Citei em meu texto inicial que o enólogo francês, Michel Rolland, em sua primeira visita divulgada ao Brasil, disse que o Brasil só seria reconhecido como produtor de bons vinhos se acabasse com o vinho comum, como fizeram a França e outros países. Lembro bem disso porque eu estava lá, na Miolo, no Vale dos Vinhedos, em Bento Gonçalves, e acredito que tenha sido eu que provoquei o assunto com uma pergunta a Monsieur Rolland. A jornalista Betti Duarte, de Zero Hora, estava junto e também perguntou, fazendo uma bela matéria no dia seguinte, o que causou um “trauma” entre os produtores da serra gaúcha, alguns deles sugerindo até agressão ao francês.
Depois, encontrei Michel Rolland mais três vezes, uma em São Paulo, outra em Candiota e outra novamente em Bento Gonçalves. Embora mais reticente, Rolland continuava com a mesma idéia. Enquanto não acabar com o vinho comum, o Brasil não encontrará o reconhecimento internacional, apesar de produzir bons vinhos, alguns já exportados com sucesso.

Contradição

O problema é que os produtores da serra gaúcha não querem nem pensar nisso porque, segundo eles, são os parreirais de híbridas e americanas que sustentam verdadeiramente o setor. Agora mesmo, na safra do ano passado, encontrei agricultores em Bento Gonçalves que estavam destruindo parreirais de viníferas a machadadas e informando que voltariam a plantar uva Isabel, porque as vinícolas estavam pagando muito pouco pela uva vinífera, enquanto os produtores de sucos e de vinhos de mesa pagavam o dobro pelas uvas comuns.
São estas contradições, aliadas com os altos preços cobrado pelos vinhos de viníferas, que levam o povo a consumir mais vinho comum do que fino. Aliás, a situação é tão estranha que, dia destes, constatei uma coisa fora do comum: uma empresa estava vendendo como vinho de mesa, comum, conforme o rótulo, vinho oriundo de uva cabernet sauvignon de uma conhecida cantina, por preço bem acessível.

3 comentários:

Tarcis disse...

Ucha, tens ainda que lembrar da produção de suco, que é sem dúvida bem melhor quando elaborado com a Concord, do que com qualquer uva vinífera. Na minha opinião, na verdade deveria ser o suco de uva, a alternativa para este excesso de produção de uva. Acredito que a maioria das empresas produtoras de suco de uva estão sem suco e com vinho comum estocados hoje.
Sem, contar contar todas bebidas feitas a base de vinho comum, como os coolers e sangrias.
Forte Abraço.

OC disse...

E os vitivinicultores da Serra tem toda a razão.
Sem um plano de governo, sem regras para a compra de uvas de vitis vinifera "nobres" (inventaram esta agora!)eles só podem esperar o pior: encalhe e exploração.
Vou repetir um trecho do que escrevi sobre as reinvidicações da Apex- Brasil ao Presidente Lula:


"Se existe algo de positivo na imigração italiana com relação ao vinho, não é seguramente o consumo de vinho de garrafão. A isto foram compelidos pelas inclemências do clima e das pestes. A tradição italiana de imenso valor cultural trazida pelos imigrantes é a de beber vinho com a comida, como alimento. E é por isso que o Brasil e a Argentina são dos poucos países onde se bebe vinho tinto com queijos e embutidos (os "salumi").
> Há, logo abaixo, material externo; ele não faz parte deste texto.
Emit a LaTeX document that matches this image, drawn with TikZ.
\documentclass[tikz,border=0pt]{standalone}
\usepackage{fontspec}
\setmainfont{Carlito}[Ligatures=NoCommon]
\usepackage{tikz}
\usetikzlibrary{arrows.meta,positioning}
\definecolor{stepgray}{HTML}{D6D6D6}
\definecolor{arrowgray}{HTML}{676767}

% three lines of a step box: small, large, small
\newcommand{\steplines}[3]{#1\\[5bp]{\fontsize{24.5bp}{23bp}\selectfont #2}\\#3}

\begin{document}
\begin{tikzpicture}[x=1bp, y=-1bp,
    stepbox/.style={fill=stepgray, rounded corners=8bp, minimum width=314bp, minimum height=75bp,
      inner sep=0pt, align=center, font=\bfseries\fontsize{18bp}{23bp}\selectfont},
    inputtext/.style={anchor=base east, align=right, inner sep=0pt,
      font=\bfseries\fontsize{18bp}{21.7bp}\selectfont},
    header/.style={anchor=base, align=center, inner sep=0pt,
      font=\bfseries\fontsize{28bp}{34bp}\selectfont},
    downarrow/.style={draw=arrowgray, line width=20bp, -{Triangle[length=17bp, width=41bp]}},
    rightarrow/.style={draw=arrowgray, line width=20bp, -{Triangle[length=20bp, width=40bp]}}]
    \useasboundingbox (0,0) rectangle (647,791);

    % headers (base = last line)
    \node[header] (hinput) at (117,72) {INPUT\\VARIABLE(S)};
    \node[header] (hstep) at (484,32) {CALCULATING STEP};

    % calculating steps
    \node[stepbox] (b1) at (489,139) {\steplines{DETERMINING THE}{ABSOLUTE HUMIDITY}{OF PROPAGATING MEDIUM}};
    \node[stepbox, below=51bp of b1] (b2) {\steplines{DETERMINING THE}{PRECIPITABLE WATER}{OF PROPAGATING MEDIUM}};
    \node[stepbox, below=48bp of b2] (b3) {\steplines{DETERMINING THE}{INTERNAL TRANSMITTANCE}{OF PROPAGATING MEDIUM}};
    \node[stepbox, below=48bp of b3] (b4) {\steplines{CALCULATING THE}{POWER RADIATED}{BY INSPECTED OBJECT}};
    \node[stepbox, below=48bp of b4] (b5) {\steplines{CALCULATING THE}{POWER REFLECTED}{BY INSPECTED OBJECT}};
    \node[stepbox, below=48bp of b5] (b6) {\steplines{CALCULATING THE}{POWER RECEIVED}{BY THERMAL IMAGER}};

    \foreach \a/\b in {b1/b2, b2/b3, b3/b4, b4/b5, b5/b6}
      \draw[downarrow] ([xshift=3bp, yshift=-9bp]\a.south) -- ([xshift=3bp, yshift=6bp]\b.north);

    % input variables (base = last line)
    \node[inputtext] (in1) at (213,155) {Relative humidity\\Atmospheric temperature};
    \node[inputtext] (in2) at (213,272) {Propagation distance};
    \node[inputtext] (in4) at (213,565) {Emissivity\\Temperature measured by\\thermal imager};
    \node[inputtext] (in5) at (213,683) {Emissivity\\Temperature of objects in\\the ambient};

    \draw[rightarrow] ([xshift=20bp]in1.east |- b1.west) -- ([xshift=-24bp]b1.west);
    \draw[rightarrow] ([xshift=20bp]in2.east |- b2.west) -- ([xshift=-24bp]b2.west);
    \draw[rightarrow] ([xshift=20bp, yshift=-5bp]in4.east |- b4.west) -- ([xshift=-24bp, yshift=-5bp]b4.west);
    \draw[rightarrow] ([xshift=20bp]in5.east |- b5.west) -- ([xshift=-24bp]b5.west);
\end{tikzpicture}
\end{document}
Não é a cultura dos anglo-saxões. Do vinho como álcool. Que produz essas abjetas concocções abusadas de álcool e de cor preta. Para embriagar e não para o prazer e a alimentação.

Essa cultura alimentícia nós temos e é ela que faz consumir a maior parte dos 210 milhões de litros vendidos. Mas tem que ser algo produzido com custo eficiente e preço justo para a população que bebe esses vinhos. Será possível? Claro que é! Porque Argentina e Uruguai puderam e nós não? Porque o povo argentino bebe bonarda e o uruguaio, tannat? Nós somos muito mais competitivos que eles em qualquer área. É só querer ser. Vontade política, determinação, dedicação e persistência.

Na minha opinião, de 45 anos bebendo vinho (qualquer "vinho"), o nosso mercado não quer vinho de garrafão. Quer vinho acessível e que acompanhe comida. Porque não de vitis vinífera?....A estratégia é muito simples e nada original: com a lei, o marketing, a propaganda, os subsídios e a mitigação (como diria a ministra Dilma) de impostos, vamos inverter o consumo brasileiro e levá-lo ao vinho de viníferas"

Ucha, você está certo, confie no teu taco porque você é sábio por experiente, não por safado, como alguns aproveitadores dos campônios do vinho.
Você sabe que eu também luto por um plano de governo para a reconversão há décadas.

Um abraço

Olyr Corrêa

Anônimo disse...

Ucha amigo, saúde.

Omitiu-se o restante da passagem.